Andrea Mead Lawrence
Hall of Fame Class of 1958
Andrea Mead Lawrence is truly one of the outstanding sportswomen in the annals of United States sports history. She held a brilliant slate of alpine records and at all levels of competition. Her greatest single skiing accomplishment was a double gold medal performance in the slalom and giant slalom at the 1952 Olympic Games. She remains the only American ski racer ever to win two gold medals at a single Winter Olympics.
Andrea Mead Lawrence was born April 19, 1932 in Rutland, Vermont. Her father and mother, Brad and Janet Mead, had moved from New York as a young couple with a dream of founding a ski area in the Rutland area. That dream became the fine ski area of Pico Peak. It was Andrea’s home ground. Under the guidance of her father she was on skis about the same time she learned to walk. At age 10 she was ready for competition.
In September of 1942 her father passed away. Pico Peak, however, continued to prosper under the watchful eye of Andrea’s mother, a strong, well-organized woman. Many World War II servicemen remember Pico because they were all invited guests with ski equipment provided at no charge.

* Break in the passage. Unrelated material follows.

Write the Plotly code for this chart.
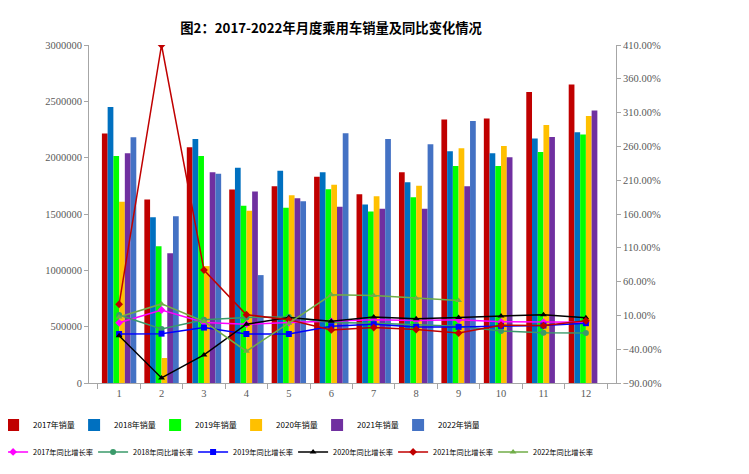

In 1948 Mead, age 15, was the youngest member of the United States Women’s Alpine Olympic Team, having secured a place by winning the slalom tryouts at Sun Valley, Idaho the previous year. The Olympic tryouts had been her first major event. Although her results were overshadowed by teammate, Gretchen Fraser’s gold and silver medal victories, Andrea’s eighth place in the slalom, 21st place in the alpine combined and 35th place in the downhill after a fall made her a definite threat for 1952. She finished second in the Arlberg-Kandahar pin, one of the highlights of her skiing career.
Andrea Mead married Dave Lawrence on March 13, 1951 in Davos, Switzerland after a very successful ski season in Europe where she placed first in 10 races and second in 4 others. Together they had five children: three daughters and two sons.
The 1956 ski season again found Mead Lawrence in the quest for an Olympic berth on the U.S. Olympic team at Cortina, Italy. She made the team and skied the three events placing fourth in the giant slalom, 25th in the slalom and 30th in the downhill, a respectable showing for a career spanning three Olympiads.
She remained active in the sport after deciding to stop competitive skiing. She helped her husband coach at a national training camp and she represented the United States at two F.I.S. Congresses: 1950 and 1954 on the Ladies Committee. Perhaps a most fitting climax to a brilliant ski career was the honor awarded her to ski the Olympic flame to light the Olympic torch at the Squaw Valley Olympics in 1960 as thousands of people watched and applauded. She had lived for many years in Mammoth Lake, CA where she was active in environmental causes.
Andrea Mead Lawrence was elected to the U.S. National Ski Hall of Fame in 1958.